In a continuing effort to raise the minimum wage in Massachusetts, U.S. Sen. Elizabeth Warren and Sen. Majority Whip Richard Durbin met with Boston workers and business owners in a roundtable conference on Monday.

Raising the minimum wage has been an issue circulating the U.S. government for a while now, yet the Massachusetts minimum wage has not been raised in five years. This conference involved advocating for raising not only the Massachusetts minimum wage, but the federal minimum wage as well.

Warren and Durbin both sponsored the Minimum Wage Fairness Act, which works to raise the federal minimum wage from its current $7.25 to $10.10 over the course of two years.

“Raising the minimum wage is the first step to rebuild and strengthen America’s middle class,” Warren said in a Monday release. “Congress has not given workers a raise since George W. Bush was president, and the federal hourly minimum wage for tipped workers has been frozen in place at $2.13 since George H.W. Bush was in the White House. It’s time to raise the minimum wage because full-time work should not mean full-time poverty.”

Supporters of the movement argue that full-time workers should not still be struggling to pay rent and put food on the table.

“Imagine being a single parent working 40 hours a week to care for your two small children. If you’re working for the current minimum wage, you’re living in poverty,” said Durbin in the release. “Raising the minimum wage will lift millions out of poverty and strengthen the middle class in America.”
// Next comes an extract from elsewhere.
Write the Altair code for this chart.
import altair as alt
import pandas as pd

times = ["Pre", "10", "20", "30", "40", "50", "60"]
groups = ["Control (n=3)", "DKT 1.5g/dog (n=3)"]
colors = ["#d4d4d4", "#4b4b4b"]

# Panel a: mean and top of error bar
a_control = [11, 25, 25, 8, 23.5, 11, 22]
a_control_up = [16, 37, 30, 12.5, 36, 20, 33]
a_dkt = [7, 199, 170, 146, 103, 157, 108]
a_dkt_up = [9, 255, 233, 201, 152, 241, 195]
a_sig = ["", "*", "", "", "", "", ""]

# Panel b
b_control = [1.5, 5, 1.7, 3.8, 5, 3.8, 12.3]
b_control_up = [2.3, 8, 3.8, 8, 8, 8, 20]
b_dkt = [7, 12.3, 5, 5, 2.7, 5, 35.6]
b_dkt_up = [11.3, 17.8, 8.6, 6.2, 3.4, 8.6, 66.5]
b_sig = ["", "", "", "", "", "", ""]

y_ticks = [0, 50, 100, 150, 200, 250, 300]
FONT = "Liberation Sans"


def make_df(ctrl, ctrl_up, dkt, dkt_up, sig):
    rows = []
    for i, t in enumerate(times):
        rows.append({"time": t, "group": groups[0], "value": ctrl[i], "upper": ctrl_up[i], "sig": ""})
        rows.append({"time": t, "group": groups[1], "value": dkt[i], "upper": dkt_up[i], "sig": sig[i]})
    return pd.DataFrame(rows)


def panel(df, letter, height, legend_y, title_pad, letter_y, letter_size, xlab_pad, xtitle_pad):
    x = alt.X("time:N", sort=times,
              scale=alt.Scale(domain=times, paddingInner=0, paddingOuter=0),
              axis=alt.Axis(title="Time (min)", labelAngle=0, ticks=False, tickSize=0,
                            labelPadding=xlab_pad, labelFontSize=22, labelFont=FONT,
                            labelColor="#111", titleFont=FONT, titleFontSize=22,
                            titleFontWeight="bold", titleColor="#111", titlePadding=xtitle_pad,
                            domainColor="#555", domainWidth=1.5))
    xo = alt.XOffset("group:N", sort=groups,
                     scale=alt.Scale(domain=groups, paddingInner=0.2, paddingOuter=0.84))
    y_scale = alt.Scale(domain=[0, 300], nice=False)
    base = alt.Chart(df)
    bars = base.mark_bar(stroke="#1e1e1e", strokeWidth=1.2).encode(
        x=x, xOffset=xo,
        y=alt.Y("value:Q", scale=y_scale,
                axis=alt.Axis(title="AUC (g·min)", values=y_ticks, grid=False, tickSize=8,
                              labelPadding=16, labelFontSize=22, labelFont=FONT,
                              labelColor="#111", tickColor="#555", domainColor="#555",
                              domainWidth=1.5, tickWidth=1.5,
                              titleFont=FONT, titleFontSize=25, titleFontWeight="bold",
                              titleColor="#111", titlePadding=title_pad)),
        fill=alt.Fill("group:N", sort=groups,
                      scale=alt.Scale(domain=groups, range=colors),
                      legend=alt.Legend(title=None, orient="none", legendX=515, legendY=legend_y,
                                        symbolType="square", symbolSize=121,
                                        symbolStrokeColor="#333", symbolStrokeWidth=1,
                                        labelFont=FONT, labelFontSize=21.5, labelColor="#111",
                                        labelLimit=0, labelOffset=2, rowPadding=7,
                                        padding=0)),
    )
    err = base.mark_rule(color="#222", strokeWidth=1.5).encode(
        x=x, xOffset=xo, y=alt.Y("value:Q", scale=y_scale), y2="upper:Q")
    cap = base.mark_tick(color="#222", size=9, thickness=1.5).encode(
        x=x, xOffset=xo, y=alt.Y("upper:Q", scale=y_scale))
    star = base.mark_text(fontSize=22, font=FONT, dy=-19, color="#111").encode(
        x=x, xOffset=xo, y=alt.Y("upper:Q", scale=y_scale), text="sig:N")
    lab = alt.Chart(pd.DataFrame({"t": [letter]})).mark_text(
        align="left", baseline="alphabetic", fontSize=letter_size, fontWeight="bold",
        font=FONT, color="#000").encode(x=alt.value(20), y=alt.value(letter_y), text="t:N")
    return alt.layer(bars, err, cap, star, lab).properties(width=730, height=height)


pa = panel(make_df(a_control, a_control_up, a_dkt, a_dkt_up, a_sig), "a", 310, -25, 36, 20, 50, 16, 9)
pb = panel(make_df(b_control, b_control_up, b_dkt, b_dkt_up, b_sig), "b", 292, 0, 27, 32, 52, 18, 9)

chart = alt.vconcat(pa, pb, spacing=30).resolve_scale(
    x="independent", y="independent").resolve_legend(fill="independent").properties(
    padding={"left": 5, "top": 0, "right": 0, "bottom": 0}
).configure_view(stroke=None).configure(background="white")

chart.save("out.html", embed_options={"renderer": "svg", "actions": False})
The conference’s purpose was to get local workers and businesses to plead their cases for why raising the minimum wage is so vital in hopes of proving that a low minimum wage is hurting hard workers who are contributing to society.

Lew Finfer, co-chair of Raise Up Massachussetts, a coalition that has a ballot initiative dedicated to raising the state minimum wage to $10.50 by 2016 and tying the minimum wage to the rising cost of living, also attended the meeting.

“With over half a million people in Massachusetts and 30 million across America, earning less than $10.50 an hour, we have to stand up together for the dignity and respect owed to low wage workers,” he said in the release. “Our American values say if you work hard, you should not make wages that leave you in poverty and we together are determined to change that.”

Some residents said there would not actually be a qualitative difference because companies will take steps to counteract the higher wages.

“Corporate capitalists may hire less, or give workers less hours or raise prices to make up the difference,” said George Williams, 72, of Roxbury. “They’re going to make sure that they end up on the top one way or another. Profit margins will probably be the same or greater. It’s just another excuse to hire less.”

Ahmi Goldberg, 20, of Boston, said he struggles with a job that does not pay enough, even though it pays higher than the minimum wage.

“It’s definitely important to raise the minimum wage,” he said. “Even as a student where my tuition covers some food and housing, I find that it’s sometimes hard to get by.”

Sheldon Young, 84, of Kenmore, said workers on minimum wage are merely surviving, and that should not be the case for people working hard.

“Wages are way too low, people can’t live on it,” he said. “People are surviving, but the minimum wage needs to be raised so they can have a greater quality of life.”